Mistakes proved costly
The preseason opener vs. Chattanooga FC was a great celebration of the club and the progress that’s been made over the last three years, but this was a little dose of reality. That reality being – MLS is physical and highly competitive, and it will take more than pouring men forward to win games. Atlanta’s fatal flaws in this match were largely to do to poor decisions. Columbus’s first goal was caused by a comical bit of goalkeeping from Alec Kann, who inexplicably put the ball on the ground after he was holding it in his area with Federico Higuain shadowing him. It’s a shame for Kann, because the error will overshadow some of the great saves he made to keep the score line from getting out of hand.
The good news is that many of the mistakes made are easily fixable. Yes, we lost our midfield shape on occasion and left ourselves exposed. Fixable. On the second goal, Mears could’ve done better to deny the cross. Fixable, with fitness work. As time goes on, things will get better and the unit will become more cohesive.
The team isn’t fully fit
One of the successes coming out of this match is that several players got a full 90 minutes under their belts without injury (knocking on wood that Almiron’s legs don’t flare up tomorrow). The team was visibly exhausted in the first half, let alone by the latter stages of the second half. But that’s what this camp is for, getting match fit. Columbus recently returned from a preseason camp in Brazil where they got drilled, but it’s no big deal – it’s preseason. And we should remember that the same goes for Atlanta. We are trying to establish match fitness while also trying to implement a system of playing, so it’s going to take some time (like, well into the regular season) for everything to gel. Breathe. Things are going to be OK.
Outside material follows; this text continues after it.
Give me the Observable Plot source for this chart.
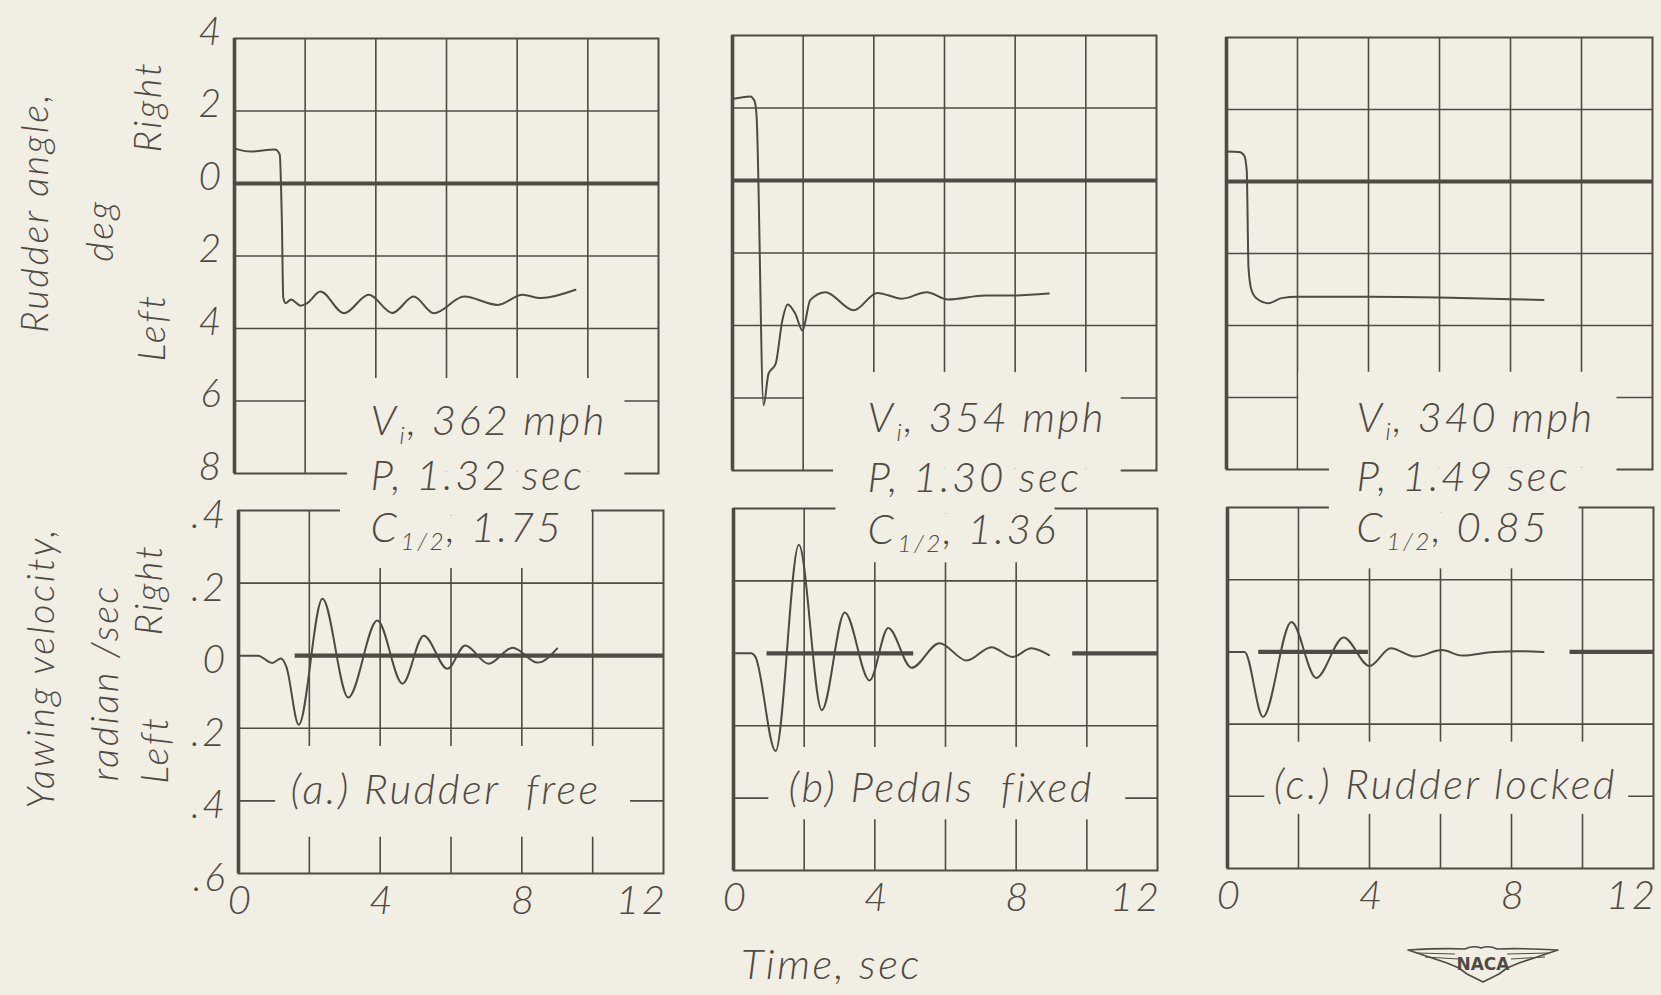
<!DOCTYPE html>
<html>
<head>
<meta charset="utf-8">
<script src="https://cdn.jsdelivr.net/npm/d3@7"></script>
<script src="https://cdn.jsdelivr.net/npm/@observablehq/plot@0.6"></script>
<style>
  html, body { margin: 0; padding: 0; background: #f1eee3; overflow: hidden; }
  #chart { position: relative; width: 1661px; height: 995px; background: #f1eee3; }
  #chart svg text { letter-spacing: 2.5px; }
  #chart svg.logo text { letter-spacing: 0; }
</style>
</head>
<body>
<div id="chart"></div>
<script>
// ---------------- data ----------------
const xTickValues = [0, 4, 8, 12];
const xTickLabels = ["0", "4", "8", "12"];
const xGridValues = [2, 4, 6, 8, 10];

const rudderGridValues = [2, -2, -4, -6];
const rudderTickValues = [4, 2, 0, -2, -4, -6, -8];
const rudderTickLabels = ["4", "2", "0", "2", "4", "6", "8"];

const yawGridValues = [0.2, -0.2, -0.4];
const yawTickValues = [0.4, 0.2, 0, -0.2, -0.4, -0.6];
const yawTickLabels = [".4", ".2", "0", ".2", ".4", ".6"];

// (a) Rudder free
const freeRudderTime  = [0, 0.45, 1.15, 1.28, 1.34, 1.38, 1.45, 1.6, 1.87, 2.06, 2.43, 3.1, 3.8, 4.47, 5.07, 5.64, 6.5, 7.45, 8.15, 8.67, 9.65];
const freeRudderAngle = [0.97, 0.88, 0.94, 0.8, -1.0, -3.15, -3.3, -3.2, -3.37, -3.3, -2.98, -3.58, -3.07, -3.57, -3.12, -3.58, -3.12, -3.35, -3.07, -3.16, -2.93];
const freeYawTime = [0, 0.55, 0.95, 1.2, 1.35, 1.7, 2.37, 3.1, 3.92, 4.63, 5.23, 5.9, 6.4, 7.06, 7.74, 8.45, 9.0];
const freeYawRate = [0, 0, -0.02, -0.008, -0.03, -0.19, 0.157, -0.115, 0.097, -0.077, 0.055, -0.036, 0.028, -0.022, 0.022, -0.019, 0.02];

// (b) Pedals fixed
const pedalsRudderTime  = [0, 0.5, 0.62, 0.68, 0.88, 1.02, 1.22, 1.41, 1.56, 1.78, 1.98, 2.2, 2.63, 3.43, 4.1, 4.8, 5.5, 6.1, 7.15, 8.0, 8.95];
const pedalsRudderAngle = [2.25, 2.32, 2.2, 1.8, -6.2, -5.33, -5.06, -3.86, -3.42, -3.68, -4.14, -3.3, -3.08, -3.58, -3.1, -3.26, -3.08, -3.28, -3.17, -3.17, -3.12];
const pedalsYawTime = [0, 0.5, 0.62, 1.19, 1.85, 2.5, 3.15, 3.85, 4.38, 5.04, 5.83, 6.6, 7.3, 7.9, 8.43, 8.93];
const pedalsYawRate = [0, 0, -0.01, -0.27, 0.3, -0.157, 0.113, -0.075, 0.07, -0.04, 0.028, -0.02, 0.017, -0.01, 0.014, -0.005];

// (c) Rudder locked
const lockedRudderTime  = [0, 0.35, 0.5, 0.57, 0.62, 0.7, 0.85, 1.18, 1.55, 2.0, 4.0, 6.0, 8.0, 8.93];
const lockedRudderAngle = [0.83, 0.82, 0.72, 0.3, -2.4, -3.0, -3.25, -3.38, -3.24, -3.2, -3.2, -3.22, -3.27, -3.29];
const lockedYawTime = [0, 0.48, 1.0, 1.8, 2.5, 3.27, 4.0, 4.6, 5.27, 6.05, 6.6, 7.5, 8.2, 8.9];
const lockedYawRate = [0, 0, -0.18, 0.083, -0.072, 0.04, -0.039, 0.01, -0.013, 0.005, -0.01, 0.0, 0.002, 0.0];

// annotation texts
const freeNotes   = ["V_i, 362 mph", "P, 1.32 sec", "C_{1/2}, 1.75", "(a.) Rudder  free"];
const pedalsNotes = ["V_i, 354 mph", "P, 1.30 sec", "C_{1/2}, 1.36", "(b) Pedals  fixed"];
const lockedNotes = ["V_i, 340 mph", "P, 1.49 sec", "C_{1/2}, 0.85", "(c.) Rudder locked"];

const rudderTitle = ["Rudder angle,", "deg", "Right", "Left"];
const yawTitle = ["Yawing velocity,", "radian /sec", "Right", "Left"];
const timeTitle = "Time, sec";

// ---------------- styling / layout ----------------
const ink = "#4f4a44";
const paper = "#f1eee3";
const font = "Lato, 'Open Sans', 'DejaVu Sans', sans-serif";
const FS = 42;      // annotation lettering
const TICK = 39;    // y tick lettering
const XTICK = 40;   // x tick lettering
const letter = {fontStyle: "italic", fontWeight: 300, fill: ink, fontFamily: font};

const zip = (t, v) => t.map((d, i) => ({t: d, v: v[i]}));

function panel(cfg) {
  const {frame, margin, kind} = cfg;
  const isTop = kind === "rudder";
  const marks = [];
  marks.push(Plot.ruleX(xGridValues, {stroke: ink, strokeWidth: 1.6}));
  marks.push(Plot.ruleY(isTop ? rudderGridValues : yawGridValues, {stroke: ink, strokeWidth: 1.6}));
  marks.push(Plot.frame({stroke: ink, strokeWidth: 2}));
  marks.push(Plot.ruleX([0], {stroke: ink, strokeWidth: 3.6}));
  marks.push(Plot.rect(cfg.masks, {x1: "x1", x2: "x2", y1: "y1", y2: "y2", fill: paper}));
  marks.push(Plot.ruleY(cfg.zero, {y: () => 0, x1: "x1", x2: "x2", stroke: ink, strokeWidth: 4.2}));
  marks.push(Plot.line(zip(cfg.time, cfg.value), {x: "t", y: "v", curve: "monotone-x", stroke: ink, strokeWidth: 2}));
  marks.push(Plot.text(cfg.notes, {
    x: d => d.x, y: d => d.y, text: d => d.text,
    textAnchor: "start", lineAnchor: "middle", fontSize: FS, ...letter
  }));
  if (cfg.yTicks) {
    marks.push(Plot.text(cfg.yTicks.values, {
      y: d => d, text: (d, i) => cfg.yTicks.labels[i], frameAnchor: "left", textAnchor: "end", lineAnchor: "middle",
      dx: -11, dy: isTop ? -6 : 5, fontSize: TICK, ...letter
    }));
  }
  if (cfg.titles) {
    marks.push(Plot.text(cfg.titles, {
      x: d => d.x, y: d => d.y, text: d => d.text, rotate: -90, lineAnchor: "middle",
      fontSize: 38, ...letter
    }));
  }
  if (cfg.xTicks) {
    marks.push(Plot.text(xTickValues.slice(0, 3), {
      x: d => d, text: (d, i) => xTickLabels[i], frameAnchor: "bottom", lineAnchor: "middle", dy: 28, dx: 2,
      fontSize: XTICK, ...letter
    }));
    marks.push(Plot.text(xTickValues.slice(3), {
      x: d => d, text: (d, i) => xTickLabels[3 + i], frameAnchor: "bottom", lineAnchor: "middle", textAnchor: "end", dy: 28, dx: 4,
      fontSize: XTICK, ...letter
    }));
  }
  if (cfg.extra) marks.push(...cfg.extra);

  const svg = Plot.plot({
    width: frame.width + margin.l + margin.r,
    height: frame.height + margin.t + margin.b,
    marginLeft: margin.l, marginRight: margin.r, marginTop: margin.t, marginBottom: margin.b,
    x: {domain: [0, 12], axis: null},
    y: {domain: isTop ? [-8, 4] : [-0.6, 0.4], axis: null},
    style: {background: "transparent", overflow: "visible", color: ink, fontFamily: font},
    marks
  });
  svg.style.position = "absolute";
  svg.style.left = (frame.left - margin.l) + "px";
  svg.style.top = (frame.top - margin.t) + "px";
  subscripts(svg);
  return svg;
}

function subscripts(svg) {
  const NS = "http://www.w3.org/2000/svg";
  svg.querySelectorAll("text").forEach(el => {
    const s = el.textContent;
    const m = s.match(/^(.*?)_\{([^}]*)\}(.*)$/) || s.match(/^(.*?)_(\w)(.*)$/);
    if (!m) return;
    el.textContent = "";
    el.appendChild(document.createTextNode(m[1]));
    const sub = document.createElementNS(NS, "tspan");
    sub.setAttribute("font-size", FS * 0.58);
    sub.setAttribute("dy", FS * 0.2);
    sub.setAttribute("dx", 1);
    sub.textContent = m[2];
    el.appendChild(sub);
    const rest = document.createElementNS(NS, "tspan");
    rest.setAttribute("dy", -FS * 0.2);
    rest.textContent = m[3];
    el.appendChild(rest);
  });
}

const notePos = (names, pos) => names.map((text, i) => ({text, x: pos[i][0], y: pos[i][1]}));

const chart = document.getElementById("chart");

// top row: rudder angle
chart.appendChild(panel({
  kind: "rudder", frame: {left: 234, top: 38, width: 424, height: 435}, margin: {l: 234, r: 10, t: 30, b: 32},
  time: freeRudderTime, value: freeRudderAngle,
  zero: [{x1: 0, x2: 12}],
  masks: [{x1: 2.04, x2: 11.05, y1: -5.38, y2: -7.96}, {x1: 3.2, x2: 11.05, y1: -7.96, y2: -8.35}],
  notes: notePos(freeNotes.slice(0, 2), [[3.85, -6.57], [3.85, -8.08]]),
  yTicks: {values: rudderTickValues, labels: rudderTickLabels},
  titles: notePos(rudderTitle, [[-5.63, -0.8], [-3.79, -1.3], [-2.43, 2.12], [-2.32, -3.97]])
}));
chart.appendChild(panel({
  kind: "rudder", frame: {left: 732, top: 35, width: 424, height: 435}, margin: {l: 20, r: 10, t: 30, b: 32},
  time: pedalsRudderTime, value: pedalsRudderAngle,
  zero: [{x1: 0, x2: 12}],
  masks: [{x1: 2.04, x2: 11.0, y1: -5.3, y2: -7.96}, {x1: 2.86, x2: 11.0, y1: -7.96, y2: -8.35}],
  notes: notePos(pedalsNotes.slice(0, 2), [[3.82, -6.57], [3.82, -8.22]])
}));
chart.appendChild(panel({
  kind: "rudder", frame: {left: 1226, top: 37, width: 426, height: 432}, margin: {l: 20, r: 8, t: 30, b: 32},
  time: lockedRudderTime, value: lockedRudderAngle,
  zero: [{x1: 0, x2: 12}],
  masks: [{x1: 2.04, x2: 11.0, y1: -5.3, y2: -7.96}, {x1: 2.9, x2: 11.0, y1: -7.96, y2: -8.35}],
  notes: notePos(lockedNotes.slice(0, 2), [[3.66, -6.58], [3.66, -8.22]])
}));

// bottom row: yawing velocity
chart.appendChild(panel({
  kind: "yaw", frame: {left: 238, top: 510, width: 425, height: 363}, margin: {l: 238, r: 10, t: 20, b: 60},
  time: freeYawTime, value: freeYawRate,
  zero: [{x1: 1.6, x2: 12}],
  masks: [{x1: 2.05, x2: 9.95, y1: 0.385, y2: 0.24}, {x1: 2.88, x2: 9.97, y1: 0.43, y2: 0.385}, {x1: 1.05, x2: 11.07, y1: -0.25, y2: -0.5}],
  notes: notePos(freeNotes.slice(2), [[3.73, 0.35], [1.47, -0.372]]),
  yTicks: {values: yawTickValues, labels: yawTickLabels},
  titles: notePos(yawTitle, [[-5.54, -0.033], [-3.76, -0.074], [-2.49, 0.182], [-2.34, -0.259]]),
  xTicks: true
}));
chart.appendChild(panel({
  kind: "yaw", frame: {left: 733, top: 508, width: 424, height: 362}, margin: {l: 20, r: 10, t: 20, b: 125},
  time: pedalsYawTime, value: pedalsYawRate,
  zero: [{x1: 0.95, x2: 5.1}, {x1: 9.6, x2: 12}],
  masks: [{x1: 2.05, x2: 9.95, y1: 0.385, y2: 0.25}, {x1: 2.9, x2: 9.1, y1: 0.43, y2: 0.385}, {x1: 1.0, x2: 11.1, y1: -0.26, y2: -0.46}],
  notes: notePos(pedalsNotes.slice(2), [[3.79, 0.34], [1.56, -0.373]]),
  xTicks: true,
  extra: [Plot.text([timeTitle], {x: () => 2.77, y: () => -0.862, text: d => d, lineAnchor: "middle",
    fontSize: FS, ...letter})]
}));
chart.appendChild(panel({
  kind: "yaw", frame: {left: 1227, top: 507, width: 426, height: 361}, margin: {l: 20, r: 8, t: 20, b: 60},
  time: lockedYawTime, value: lockedYawRate,
  zero: [{x1: 0.88, x2: 3.97}, {x1: 9.65, x2: 12}],
  masks: [{x1: 2.05, x2: 9.95, y1: 0.385, y2: 0.23}, {x1: 2.87, x2: 9.9, y1: 0.43, y2: 0.385}, {x1: 1.05, x2: 11.3, y1: -0.25, y2: -0.45}],
  notes: notePos(lockedNotes.slice(2), [[3.63, 0.342], [1.3, -0.369]]),
  xTicks: true
}));

// NACA wing emblem (decoration)
const logo = document.createElementNS("http://www.w3.org/2000/svg", "svg");
logo.setAttribute("width", 160); logo.setAttribute("height", 44);
logo.setAttribute("class", "logo");
logo.style.position = "absolute"; logo.style.left = "1403px"; logo.style.top = "942px";
logo.innerHTML = `
  <path d="M5 8 Q40 6 62 7 Q70 3 78 6 Q86 3 94 7 Q118 6 155 8 L140 13 L128 17 L116 21 L104 26 L96 32 L88 36 L80 40 L72 36 L64 32 L56 26 L44 21 L32 17 L20 13 Z"
    fill="none" stroke="${ink}" stroke-width="1.6" stroke-linejoin="round"/>
  <path d="M14 11 L52 12 M22 15 L56 17 M108 17 L142 15 M104 12 L146 11" stroke="${ink}" stroke-width="1" fill="none"/>
  <text x="80" y="28" text-anchor="middle" font-family="'DejaVu Sans', sans-serif" font-weight="bold" font-size="17" fill="${ink}">NACA</text>`;
chart.appendChild(logo);
</script>
</body>
</html>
Opposing teams will target Miguel Almiron
Again, Miguel Almiron was Atlanta’s most influential player on the night. He was clever in attack – attacking open space with the ball at his feet and creating space for others when he was off the ball. His involvement in the buildup was more noticeable in this game too, as he’d drop into deep midfield when he sensed his teammates were lacking passing options. Unfortunately, especially toward the end of the game, tired Columbus players resorted to mercilessly fouling Almiron to stop play and allow themselves to regroup defensively. Atlanta could take a page out of that book…
Despite the physical play waged against him, Almiron seemed to have the most energy left of anyone in white (who played 90 minutes) by the time the final whistle blew. I’ve harped on and on about how impressive he’s been this preseason, so I apologize if I’m beating a dead horse here, but he’s just a special player, and I can’t wait to watch more of him.
Philosophical rigidity or naivety?
Most of the critiques from fans on social media during the game (apart from technical issues) surrounded Atlanta’s refusal on numerous occasions to boot the ball clear when our defense was under heavy pressure deep in our own area. Time and again, they attempted to play their way out of trouble, to mixed results. It’s unclear at this point whether these were bad decisions, or if the manager was instructing them to take more risks considering it’s a preseason game. After all, preseason is for learning and coaching, and it’s possible that Tata wanted his players to keep the ball on the ground in these situations. Reason being, the more comfortable the players get in dealing with these situations, the better they will can execute the game plan to Martino’s philosophy.